* Begin INFORMATION SUPPLIED *
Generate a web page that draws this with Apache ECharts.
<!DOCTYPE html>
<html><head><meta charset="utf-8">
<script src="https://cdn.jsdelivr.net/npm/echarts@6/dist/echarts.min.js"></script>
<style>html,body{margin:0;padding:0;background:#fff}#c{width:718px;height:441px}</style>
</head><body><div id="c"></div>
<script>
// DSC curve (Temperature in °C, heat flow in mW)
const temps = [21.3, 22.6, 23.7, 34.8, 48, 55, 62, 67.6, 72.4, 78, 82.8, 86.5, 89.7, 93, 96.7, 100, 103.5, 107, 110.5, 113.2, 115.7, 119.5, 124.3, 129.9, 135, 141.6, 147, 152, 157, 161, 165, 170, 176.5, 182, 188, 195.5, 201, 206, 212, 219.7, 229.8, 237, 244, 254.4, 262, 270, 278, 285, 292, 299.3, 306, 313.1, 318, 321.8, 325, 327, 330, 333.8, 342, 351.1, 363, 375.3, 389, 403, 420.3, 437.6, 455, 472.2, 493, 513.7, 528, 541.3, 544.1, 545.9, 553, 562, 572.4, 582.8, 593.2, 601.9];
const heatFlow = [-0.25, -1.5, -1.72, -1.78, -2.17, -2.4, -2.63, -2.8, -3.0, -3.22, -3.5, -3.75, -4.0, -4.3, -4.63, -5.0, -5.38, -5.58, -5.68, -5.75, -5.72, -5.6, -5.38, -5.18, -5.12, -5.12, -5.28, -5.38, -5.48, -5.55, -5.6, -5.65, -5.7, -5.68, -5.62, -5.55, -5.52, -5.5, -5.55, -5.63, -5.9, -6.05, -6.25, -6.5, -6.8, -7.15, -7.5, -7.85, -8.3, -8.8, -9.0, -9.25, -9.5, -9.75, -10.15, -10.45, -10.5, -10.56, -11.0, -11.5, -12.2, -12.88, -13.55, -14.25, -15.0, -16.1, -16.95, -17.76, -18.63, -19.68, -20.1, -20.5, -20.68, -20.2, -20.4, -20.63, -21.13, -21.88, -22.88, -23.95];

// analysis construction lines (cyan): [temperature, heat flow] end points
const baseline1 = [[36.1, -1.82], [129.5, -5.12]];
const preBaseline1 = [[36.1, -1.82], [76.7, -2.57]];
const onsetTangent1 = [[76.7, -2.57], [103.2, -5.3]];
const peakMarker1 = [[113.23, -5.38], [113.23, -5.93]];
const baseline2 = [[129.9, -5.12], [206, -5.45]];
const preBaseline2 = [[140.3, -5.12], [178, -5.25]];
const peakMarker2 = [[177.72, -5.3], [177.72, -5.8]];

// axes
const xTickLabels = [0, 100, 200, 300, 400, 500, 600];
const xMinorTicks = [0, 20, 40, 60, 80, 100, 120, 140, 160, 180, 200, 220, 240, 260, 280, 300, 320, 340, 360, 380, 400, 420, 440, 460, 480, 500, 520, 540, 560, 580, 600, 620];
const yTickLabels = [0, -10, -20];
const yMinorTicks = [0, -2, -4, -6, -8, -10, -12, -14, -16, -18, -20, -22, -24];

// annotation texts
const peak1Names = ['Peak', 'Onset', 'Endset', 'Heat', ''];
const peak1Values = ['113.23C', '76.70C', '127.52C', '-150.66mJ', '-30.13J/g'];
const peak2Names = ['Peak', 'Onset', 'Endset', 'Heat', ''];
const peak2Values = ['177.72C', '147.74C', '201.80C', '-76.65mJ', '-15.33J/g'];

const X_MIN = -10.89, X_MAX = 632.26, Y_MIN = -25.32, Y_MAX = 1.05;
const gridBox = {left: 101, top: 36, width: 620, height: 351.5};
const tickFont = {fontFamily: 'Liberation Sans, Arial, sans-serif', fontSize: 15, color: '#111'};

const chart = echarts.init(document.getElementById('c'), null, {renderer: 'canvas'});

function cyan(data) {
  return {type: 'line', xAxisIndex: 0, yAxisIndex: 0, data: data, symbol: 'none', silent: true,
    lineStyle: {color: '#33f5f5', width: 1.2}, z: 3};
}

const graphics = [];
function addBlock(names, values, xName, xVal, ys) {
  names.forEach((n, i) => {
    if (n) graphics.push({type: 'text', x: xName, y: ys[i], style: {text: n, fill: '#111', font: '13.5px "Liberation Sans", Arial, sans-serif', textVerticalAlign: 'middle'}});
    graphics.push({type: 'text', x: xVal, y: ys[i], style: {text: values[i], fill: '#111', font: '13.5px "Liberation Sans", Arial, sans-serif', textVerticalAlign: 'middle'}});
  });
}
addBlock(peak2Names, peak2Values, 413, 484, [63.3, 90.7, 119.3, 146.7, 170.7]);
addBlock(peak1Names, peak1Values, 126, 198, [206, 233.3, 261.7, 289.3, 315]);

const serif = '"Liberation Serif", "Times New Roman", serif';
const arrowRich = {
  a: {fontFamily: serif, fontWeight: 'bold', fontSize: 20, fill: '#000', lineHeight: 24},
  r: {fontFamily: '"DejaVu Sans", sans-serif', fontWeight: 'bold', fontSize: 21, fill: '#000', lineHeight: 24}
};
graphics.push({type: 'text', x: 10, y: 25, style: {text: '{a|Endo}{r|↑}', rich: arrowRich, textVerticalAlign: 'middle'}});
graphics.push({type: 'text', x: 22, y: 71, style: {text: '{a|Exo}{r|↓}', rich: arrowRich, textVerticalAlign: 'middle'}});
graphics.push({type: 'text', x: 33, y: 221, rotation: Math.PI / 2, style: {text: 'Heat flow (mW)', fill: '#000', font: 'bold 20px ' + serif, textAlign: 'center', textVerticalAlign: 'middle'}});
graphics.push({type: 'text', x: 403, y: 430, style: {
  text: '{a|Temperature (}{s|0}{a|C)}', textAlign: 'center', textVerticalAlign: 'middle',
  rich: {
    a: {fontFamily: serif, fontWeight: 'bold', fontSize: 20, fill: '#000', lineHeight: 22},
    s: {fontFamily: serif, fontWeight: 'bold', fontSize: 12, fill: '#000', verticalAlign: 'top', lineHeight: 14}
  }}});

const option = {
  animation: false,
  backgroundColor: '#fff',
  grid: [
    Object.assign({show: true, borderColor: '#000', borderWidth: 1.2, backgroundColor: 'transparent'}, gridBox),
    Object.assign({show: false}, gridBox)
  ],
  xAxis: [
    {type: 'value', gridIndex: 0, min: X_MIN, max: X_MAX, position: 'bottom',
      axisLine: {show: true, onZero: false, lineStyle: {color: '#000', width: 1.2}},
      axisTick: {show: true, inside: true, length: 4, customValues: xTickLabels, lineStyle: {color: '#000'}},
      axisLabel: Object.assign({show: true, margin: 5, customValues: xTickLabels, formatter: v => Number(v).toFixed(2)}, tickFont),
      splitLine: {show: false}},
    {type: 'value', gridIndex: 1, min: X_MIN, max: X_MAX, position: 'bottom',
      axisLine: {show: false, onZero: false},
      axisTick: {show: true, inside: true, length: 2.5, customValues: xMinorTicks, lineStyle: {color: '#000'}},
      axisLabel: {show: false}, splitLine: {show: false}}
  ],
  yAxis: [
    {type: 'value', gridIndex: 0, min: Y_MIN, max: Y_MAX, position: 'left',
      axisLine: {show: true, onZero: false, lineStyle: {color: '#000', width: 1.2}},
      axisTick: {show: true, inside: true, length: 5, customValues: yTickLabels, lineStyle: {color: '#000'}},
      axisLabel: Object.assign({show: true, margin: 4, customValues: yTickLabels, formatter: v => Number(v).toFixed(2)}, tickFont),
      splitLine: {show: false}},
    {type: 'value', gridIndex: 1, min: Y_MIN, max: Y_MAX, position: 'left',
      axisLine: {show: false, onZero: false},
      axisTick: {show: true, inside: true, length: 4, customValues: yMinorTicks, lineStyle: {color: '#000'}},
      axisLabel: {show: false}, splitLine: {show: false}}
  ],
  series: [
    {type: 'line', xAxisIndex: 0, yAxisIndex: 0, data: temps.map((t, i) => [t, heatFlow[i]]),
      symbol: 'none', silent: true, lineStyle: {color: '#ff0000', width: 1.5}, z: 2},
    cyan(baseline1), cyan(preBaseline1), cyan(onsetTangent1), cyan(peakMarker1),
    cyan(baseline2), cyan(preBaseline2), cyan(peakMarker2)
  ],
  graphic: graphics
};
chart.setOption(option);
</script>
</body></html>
* End INFORMATION SUPPLIED *
Copy exactly the lines that run from the first line of the data to the line containing "const peakMarker2 = [[177.72, -5.3], [177.72, -5.8]];", please, with both ends included and nothing else.

**EXERCISE RESULT**
Generate a web page that draws this with Apache ECharts.
<!DOCTYPE html>
<html><head><meta charset="utf-8">
<script src="https://cdn.jsdelivr.net/npm/echarts@6/dist/echarts.min.js"></script>
<style>html,body{margin:0;padding:0;background:#fff}#c{width:718px;height:441px}</style>
</head><body><div id="c"></div>
<script>
// DSC curve (Temperature in °C, heat flow in mW)
const temps = [21.3, 22.6, 23.7, 34.8, 48, 55, 62, 67.6, 72.4, 78, 82.8, 86.5, 89.7, 93, 96.7, 100, 103.5, 107, 110.5, 113.2, 115.7, 119.5, 124.3, 129.9, 135, 141.6, 147, 152, 157, 161, 165, 170, 176.5, 182, 188, 195.5, 201, 206, 212, 219.7, 229.8, 237, 244, 254.4, 262, 270, 278, 285, 292, 299.3, 306, 313.1, 318, 321.8, 325, 327, 330, 333.8, 342, 351.1, 363, 375.3, 389, 403, 420.3, 437.6, 455, 472.2, 493, 513.7, 528, 541.3, 544.1, 545.9, 553, 562, 572.4, 582.8, 593.2, 601.9];
const heatFlow = [-0.25, -1.5, -1.72, -1.78, -2.17, -2.4, -2.63, -2.8, -3.0, -3.22, -3.5, -3.75, -4.0, -4.3, -4.63, -5.0, -5.38, -5.58, -5.68, -5.75, -5.72, -5.6, -5.38, -5.18, -5.12, -5.12, -5.28, -5.38, -5.48, -5.55, -5.6, -5.65, -5.7, -5.68, -5.62, -5.55, -5.52, -5.5, -5.55, -5.63, -5.9, -6.05, -6.25, -6.5, -6.8, -7.15, -7.5, -7.85, -8.3, -8.8, -9.0, -9.25, -9.5, -9.75, -10.15, -10.45, -10.5, -10.56, -11.0, -11.5, -12.2, -12.88, -13.55, -14.25, -15.0, -16.1, -16.95, -17.76, -18.63, -19.68, -20.1, -20.5, -20.68, -20.2, -20.4, -20.63, -21.13, -21.88, -22.88, -23.95];

// analysis construction lines (cyan): [temperature, heat flow] end points
const baseline1 = [[36.1, -1.82], [129.5, -5.12]];
const preBaseline1 = [[36.1, -1.82], [76.7, -2.57]];
const onsetTangent1 = [[76.7, -2.57], [103.2, -5.3]];
const peakMarker1 = [[113.23, -5.38], [113.23, -5.93]];
const baseline2 = [[129.9, -5.12], [206, -5.45]];
const preBaseline2 = [[140.3, -5.12], [178, -5.25]];
const peakMarker2 = [[177.72, -5.3], [177.72, -5.8]];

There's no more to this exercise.